Standard controls and procedures for the health and safety hazards of nanomaterials are relevant for TiO2 nanoparticles. Elimination and substitution, the most desirable approaches to hazard control, may be possible through choosing properties of the particle such as size, shape, functionalization, and agglomeration/aggregation state to improve their toxicological properties while retaining the desired functionality, or by replacing a dry powder with a slurry or suspension in a liquid solvent to reduce dust exposure. Engineering controls, mainly ventilation systems such as fume hoods and gloveboxes, are the primary class of hazard controls on a day-to-day basis. Administrative controls include training on best practices for safe handling, storage, and disposal of nanomaterials, proper labeling and warning signage, and encouraging a general safety culture. Personal protective equipment normally used for typical chemicals are also appropriate for nanomaterials, including long pants, long-sleeve shirts, closed-toed shoes, safety gloves, goggles, and impervious laboratory coats, and in some circumstances respirators may be used. Exposure assessment methods include use of both particle counters, which monitor the real-time quantity of nanomaterials and other background particles; and filter-based samples, which can be used to identify the nanomaterial, usually using electron microscopy and elemental analysis.

=== Environmental ===
Sunscreens containing TiO2 nanoparticles can wash off into natural water bodies or enter wastewater when people shower. Studies have indicated that TiO2 nanoparticles can harm algae and animals and can bioaccumulate and bioconcentrate. The U.S. Environmental Protection Agency generally does not consider physical properties such as particle size in classifying substances, and regulates TiO2 nanoparticles identically to other forms of TiO2.

==== Toxicity ====
Titanium dioxide has been found to be toxic to plants and small organisms such as worms, nematodes, and small arthropods.

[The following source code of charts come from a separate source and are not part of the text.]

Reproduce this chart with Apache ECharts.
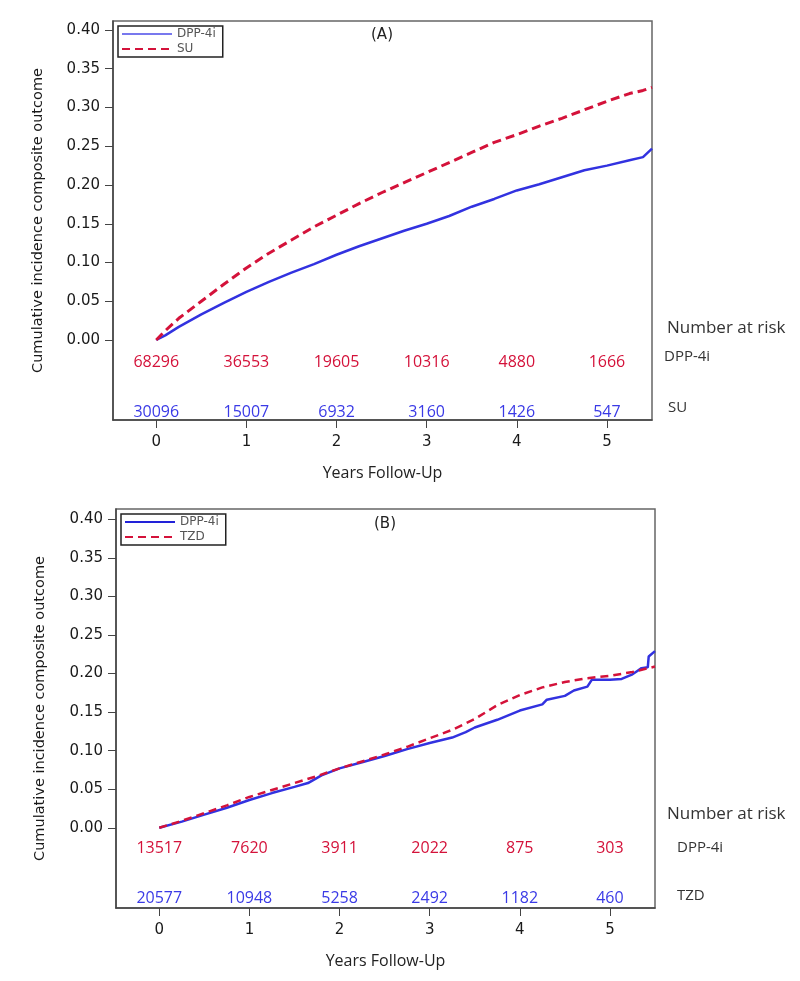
<!DOCTYPE html>
<html>
<head>
<meta charset="utf-8">
<script src="https://cdn.jsdelivr.net/npm/echarts@6/dist/echarts.min.js"></script>
<style>
  html, body { margin: 0; padding: 0; background: #fff; }
  #chart { width: 800px; height: 981px; }
</style>
</head>
<body>
<div id="chart"></div>
<script>
// ---- data ----
var xTicks = [0, 1, 2, 3, 4, 5];
var yTicks = [0, 0.05, 0.10, 0.15, 0.20, 0.25, 0.30, 0.35, 0.40];

// panel A: DPP-4i vs SU
var yearsA = [0, 0.1, 0.25, 0.5, 0.75, 1, 1.25, 1.5, 1.75, 2, 2.25, 2.5, 2.75, 3, 3.25, 3.5, 3.75, 4, 4.25, 4.5, 4.75, 5, 5.25, 5.4, 5.5];
var dppA = [0, 0.006, 0.017, 0.033, 0.048, 0.062, 0.075, 0.087, 0.098, 0.110, 0.121, 0.131, 0.141, 0.150, 0.160, 0.172, 0.182, 0.193, 0.201, 0.210, 0.219, 0.225, 0.232, 0.236, 0.247];
var suA = [0, 0.012, 0.028, 0.050, 0.072, 0.093, 0.112, 0.129, 0.146, 0.161, 0.176, 0.190, 0.203, 0.216, 0.229, 0.242, 0.255, 0.265, 0.276, 0.286, 0.297, 0.308, 0.318, 0.322, 0.326];

// panel B: DPP-4i vs TZD
var yearsBdpp = [0, 0.25, 0.5, 0.75, 1, 1.25, 1.5, 1.65, 1.8, 2, 2.25, 2.5, 2.75, 3, 3.25, 3.4, 3.5, 3.75, 4, 4.25, 4.3, 4.5, 4.6, 4.75, 4.8, 5.0, 5.13, 5.25, 5.3, 5.35, 5.42, 5.43, 5.5];
var dppB = [0, 0.008, 0.017, 0.026, 0.036, 0.045, 0.053, 0.058, 0.068, 0.077, 0.085, 0.093, 0.102, 0.110, 0.117, 0.124, 0.130, 0.140, 0.152, 0.160, 0.166, 0.171, 0.178, 0.183, 0.192, 0.192, 0.193, 0.199, 0.203, 0.207, 0.208, 0.222, 0.229];
var yearsBtzd = [0, 0.25, 0.5, 0.75, 1, 1.25, 1.5, 1.75, 2, 2.25, 2.5, 2.75, 3, 3.25, 3.5, 3.75, 4, 4.25, 4.5, 4.75, 5, 5.25, 5.5];
var tzdB = [0, 0.009, 0.019, 0.029, 0.040, 0.049, 0.058, 0.067, 0.077, 0.086, 0.095, 0.105, 0.116, 0.127, 0.141, 0.159, 0.172, 0.182, 0.189, 0.194, 0.197, 0.202, 0.209];

// number at risk
var riskYears = [0, 1, 2, 3, 4, 5];
var riskAdpp = [68296, 36553, 19605, 10316, 4880, 1666];
var riskAsu = [30096, 15007, 6932, 3160, 1426, 547];
var riskBdpp = [13517, 7620, 3911, 2022, 875, 303];
var riskBtzd = [20577, 10948, 5258, 2492, 1182, 460];

// ---- layout / styles ----
var RED = '#d4123a';
var BLUE = '#3232e0';
var NUM_BLUE = '#3a3ae6';
var AXIS = '#444';
var riskRowA = [-0.0284, -0.0929];
var riskRowB = [-0.0272, -0.0920];

function zip(xs, ys) {
    return xs.map(function (x, i) { return [x, ys[i]]; });
}

function riskSeries(idx, years, counts, rowY, color) {
    return {
        type: 'scatter',
        xAxisIndex: idx,
        yAxisIndex: idx,
        symbolSize: 0,
        silent: true,
        itemStyle: { opacity: 1 },
        data: years.map(function (x, i) { return [x, rowY, counts[i]]; }),
        label: {
            show: true,
            position: 'inside',
            formatter: function (p) { return String(p.value[2]); },
            color: color,
            opacity: 1,
            fontFamily: 'Open Sans',
            fontSize: 16
        }
    };
}

function xAxis(idx) {
    return {
        type: 'value',
        gridIndex: idx,
        min: -0.48,
        max: 5.5,
        name: 'Years Follow-Up',
        nameLocation: 'middle',
        nameGap: 45,
        nameTextStyle: { fontFamily: 'Open Sans', fontSize: 16, color: '#222' },
        axisLine: { show: true, onZero: false, lineStyle: { color: AXIS, width: 1.5 } },
        axisTick: { show: true, inside: false, length: 8, customValues: xTicks, lineStyle: { color: AXIS } },
        axisLabel: { customValues: xTicks, margin: 15, fontFamily: 'DejaVu Sans', fontSize: 15, color: '#1a1a1a' },
        splitLine: { show: false }
    };
}

function yAxis(idx, min, max, gap) {
    return {
        type: 'value',
        gridIndex: idx,
        min: min,
        max: max,
        name: 'Cumulative incidence composite outcome',
        nameLocation: 'middle',
        nameGap: gap,
        nameTextStyle: { fontFamily: 'DejaVu Sans', fontSize: 14.5, color: '#1a1a1a' },
        axisLine: { show: true, onZero: false, lineStyle: { color: AXIS, width: 1.5 } },
        axisTick: { show: true, inside: false, length: 8, customValues: yTicks, lineStyle: { color: AXIS } },
        axisLabel: {
            customValues: yTicks,
            margin: 13,
            fontFamily: 'DejaVu Sans',
            fontSize: 15,
            color: '#1a1a1a',
            formatter: function (v) { return v.toFixed(2); }
        },
        splitLine: { show: false }
    };
}

function legend(left, top, names, styles) {
    return {
        left: left,
        top: top,
        orient: 'vertical',
        selectedMode: false,
        itemWidth: 50,
        itemHeight: 12,
        itemGap: 3,
        padding: [2, 7, 2, 3],
        borderColor: '#222',
        borderWidth: 1.5,
        textStyle: { fontFamily: 'DejaVu Sans', fontSize: 12, color: '#555' },
        data: names.map(function (n, i) {
            return { name: n, lineStyle: styles[i], itemStyle: { opacity: 0 } };
        })
    };
}

function text(x, y, s, size) {
    return {
        type: 'text',
        x: x,
        y: y,
        style: { text: s, fill: '#333', font: size + 'px "Open Sans"', verticalAlign: 'middle' }
    };
}

var option = {
    backgroundColor: '#fff',
    animation: false,
    grid: [
        { left: 113, top: 21, width: 539, height: 399, show: true, borderColor: '#666', borderWidth: 1.5 },
        { left: 116, top: 509, width: 539, height: 399, show: true, borderColor: '#666', borderWidth: 1.5 }
    ],
    xAxis: [xAxis(0), xAxis(1)],
    yAxis: [yAxis(0, -0.1032, 0.4116, 67), yAxis(1, -0.104, 0.4133, 68)],
    legend: [
        legend(118, 26, ['DPP-4i', 'SU'], [
            { color: '#7878ee', width: 2, type: 'solid', opacity: 1 },
            { color: RED, width: 2, type: [8, 5], opacity: 1 }
        ]),
        legend(121, 514, ['DPP-4i', 'TZD'], [
            { color: '#2222d8', width: 2, type: 'solid', opacity: 1 },
            { color: RED, width: 2, type: [8, 5], opacity: 1 }
        ])
    ],
    graphic: [
        { type: 'text', x: 382, y: 35, style: { text: '(A)', fill: '#222', font: '15px "DejaVu Sans"', align: 'center', verticalAlign: 'middle' } },
        { type: 'text', x: 385, y: 524, style: { text: '(B)', fill: '#222', font: '15px "DejaVu Sans"', align: 'center', verticalAlign: 'middle' } },
        text(667, 328, 'Number at risk', 17),
        text(664, 357, 'DPP-4i', 15),
        text(668, 408, 'SU', 15),
        text(667, 814, 'Number at risk', 17),
        text(677, 848, 'DPP-4i', 15),
        text(677, 896, 'TZD', 15)
    ],
    series: [
        {
            name: 'DPP-4i', type: 'line', xAxisIndex: 0, yAxisIndex: 0,
            showSymbol: false, symbol: 'none', z: 3,
            lineStyle: { color: BLUE, width: 2.5 },
            itemStyle: { color: BLUE },
            data: zip(yearsA, dppA)
        },
        {
            name: 'SU', type: 'line', xAxisIndex: 0, yAxisIndex: 0,
            showSymbol: false, symbol: 'none', z: 4,
            lineStyle: { color: RED, width: 3, type: [9, 5] },
            itemStyle: { color: RED },
            data: zip(yearsA, suA)
        },
        riskSeries(0, riskYears, riskAdpp, riskRowA[0], RED),
        riskSeries(0, riskYears, riskAsu, riskRowA[1], NUM_BLUE),
        {
            name: 'DPP-4i', type: 'line', xAxisIndex: 1, yAxisIndex: 1,
            showSymbol: false, symbol: 'none', z: 3,
            lineStyle: { color: BLUE, width: 2.5 },
            itemStyle: { color: BLUE },
            data: zip(yearsBdpp, dppB)
        },
        {
            name: 'TZD', type: 'line', xAxisIndex: 1, yAxisIndex: 1,
            showSymbol: false, symbol: 'none', z: 4,
            lineStyle: { color: RED, width: 2.5, type: [8, 5] },
            itemStyle: { color: RED },
            data: zip(yearsBtzd, tzdB)
        },
        riskSeries(1, riskYears, riskBdpp, riskRowB[0], RED),
        riskSeries(1, riskYears, riskBtzd, riskRowB[1], NUM_BLUE)
    ]
};

var myChart = echarts.init(document.getElementById('chart'));
myChart.setOption(option);
</script>
</body>
</html>
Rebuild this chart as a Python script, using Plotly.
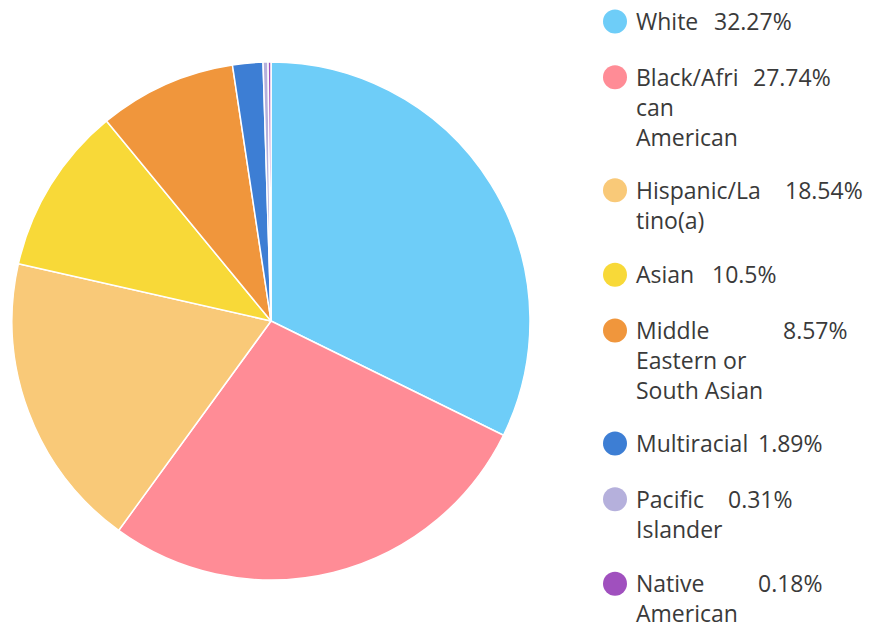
import plotly.graph_objects as go

# ---- data ----
categories = ["White", "Black/African American", "Hispanic/Latino(a)", "Asian",
              "Middle Eastern or South Asian", "Multiracial", "Pacific Islander",
              "Native American"]
percentages = [32.27, 27.74, 18.54, 10.5, 8.57, 1.89, 0.31, 0.18]
pct_labels = ["32.27%", "27.74%", "18.54%", "10.5%", "8.57%", "1.89%", "0.31%", "0.18%"]
legend_lines = [
    ["White"],
    ["Black/Afri", "can", "American"],
    ["Hispanic/La", "tino(a)"],
    ["Asian"],
    ["Middle", "Eastern or", "South Asian"],
    ["Multiracial"],
    ["Pacific", "Islander"],
    ["Native", "American"],
]
colors = ["#6ECDF8", "#FF8C96", "#F9C978", "#F8D938", "#F0963C",
          "#3D7ED4", "#B5B0DC", "#A050BE"]

# ---- layout helpers (pixel positions) ----
W, H = 876, 630
pct_x = [712, 751, 783, 710, 781, 756, 726, 756]
label_x = 634
dot_x = 615
dot_r = 12
line_h = 28.6
row_gap = 55.8
font = dict(family="Open Sans", size=23, color="#3a3a3a")

fig = go.Figure(go.Pie(
    labels=categories,
    values=percentages,
    sort=False,
    direction="clockwise",
    rotation=0,
    textinfo="none",
    marker=dict(colors=colors, line=dict(color="white", width=1.5)),
    showlegend=False,
    domain=dict(x=[12 / W, 530 / W], y=[1 - 580 / H, 1 - 62 / H]),
))

annotations = []
shapes = []
y = 21.5
for i, lines in enumerate(legend_lines):
    shapes.append(dict(type="circle", xref="paper", yref="paper",
                       x0=(dot_x - dot_r) / W, x1=(dot_x + dot_r) / W,
                       y0=1 - (y + dot_r) / H, y1=1 - (y - dot_r) / H,
                       fillcolor=colors[i], line=dict(width=0)))
    top = y - line_h / 2 - 4
    annotations.append(dict(x=label_x / W, y=1 - top / H,
                            xref="paper", yref="paper", text="<br>".join(lines),
                            showarrow=False, xanchor="left", yanchor="top",
                            align="left", font=font))
    annotations.append(dict(x=pct_x[i] / W, y=1 - top / H, xref="paper", yref="paper",
                            text=pct_labels[i], showarrow=False, xanchor="left",
                            yanchor="top", font=font))
    y += row_gap + (len(lines) - 1) * line_h

fig.update_layout(
    width=W, height=H,
    margin=dict(l=0, r=0, t=0, b=0),
    paper_bgcolor="white", plot_bgcolor="white",
    annotations=annotations, shapes=shapes,
)

fig.write_html("out.html", config={"displayModeBar": False},
               post_script="document.body.style.margin='0';")
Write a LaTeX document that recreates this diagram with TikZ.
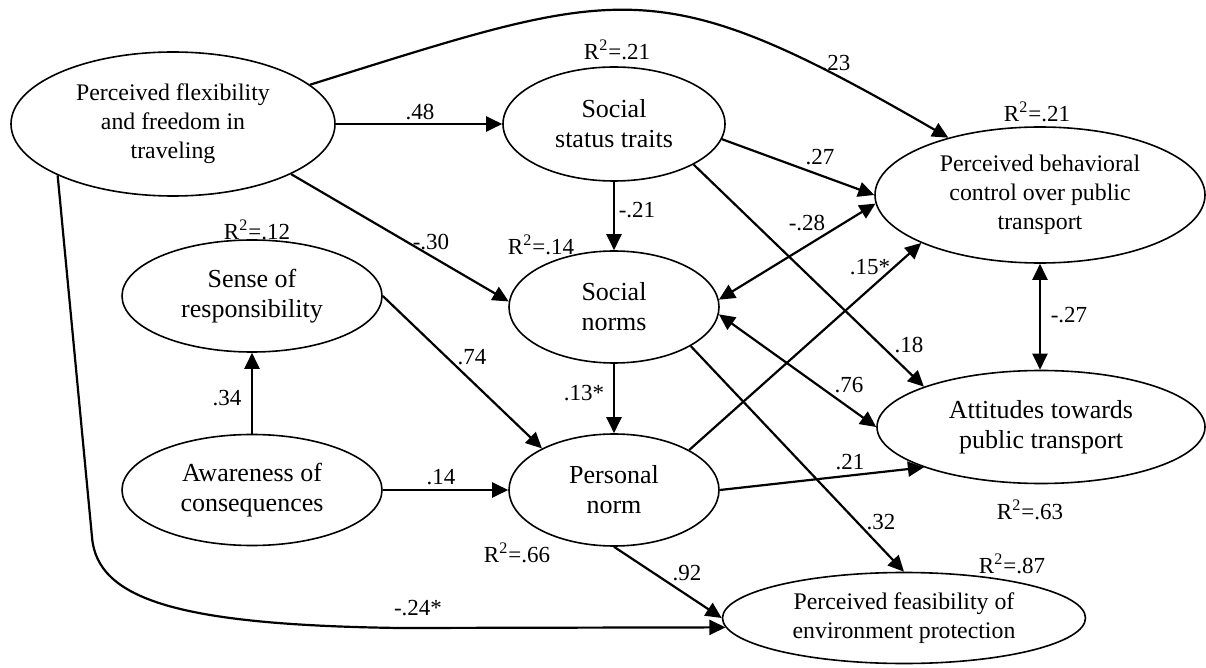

The toxicity of TiO2 nanoparticles on nematodes increases with smaller nanoparticle diameter specifically 7 nm nanoparticles relative to 45 nm nanoparticles, but growth and reproduction are still affected regardless of the TiO2 nanoparticle size. The release of titanium dioxide into the soil can have a detrimental effect on the ecosystem in place due to its hindrance of proliferation and survival of soil invertebrates; it causes apoptosis as well as stunts growth, survival, and reproduction in these organisms. These invertebrates are responsible for the decomposition of organic matter and the progression of nutrient cycling in the surrounding ecosystem. Without the presence of these organisms, the soil composition would suffer.

== Metrology ==
ISO/TS 11937 is a metrology standard for measuring several characteristics of dry titanium dioxide powder relevant for nanotechnology: crystal structure and anatase–rutile ratio can be measured using X-ray diffraction, average particle and crystallite sizes using X-ray diffraction or transmission electron microscopy, and specific surface area using the Brunauer–Emmet–Teller gas adsorption method. For workplace exposure assessment, NIOSH Method 0600 for mass concentration measurements of fine particles can be used for nanoparticles using an appropriate particle size-selective sampler, and if the size distribution is known then the surface area can be inferred from the mass measurement. NIOSH Method 7300 allows TiO2 to be distinguished from other aerosols by elemental analysis using inductively coupled plasma atomic emission spectroscopy. Electron microscopy methods equipped with energy-dispersive X-ray spectroscopy can also identify the composition and size of particles.

NIST SRM 1898 is a reference material consisting of a dry powder of TiO2 nanocrystals. It is intended as a benchmark in environmental or toxicological studies, and for calibrating instruments that measure specific surface area of nanomaterials by the Brunauer–Emmet–Teller method.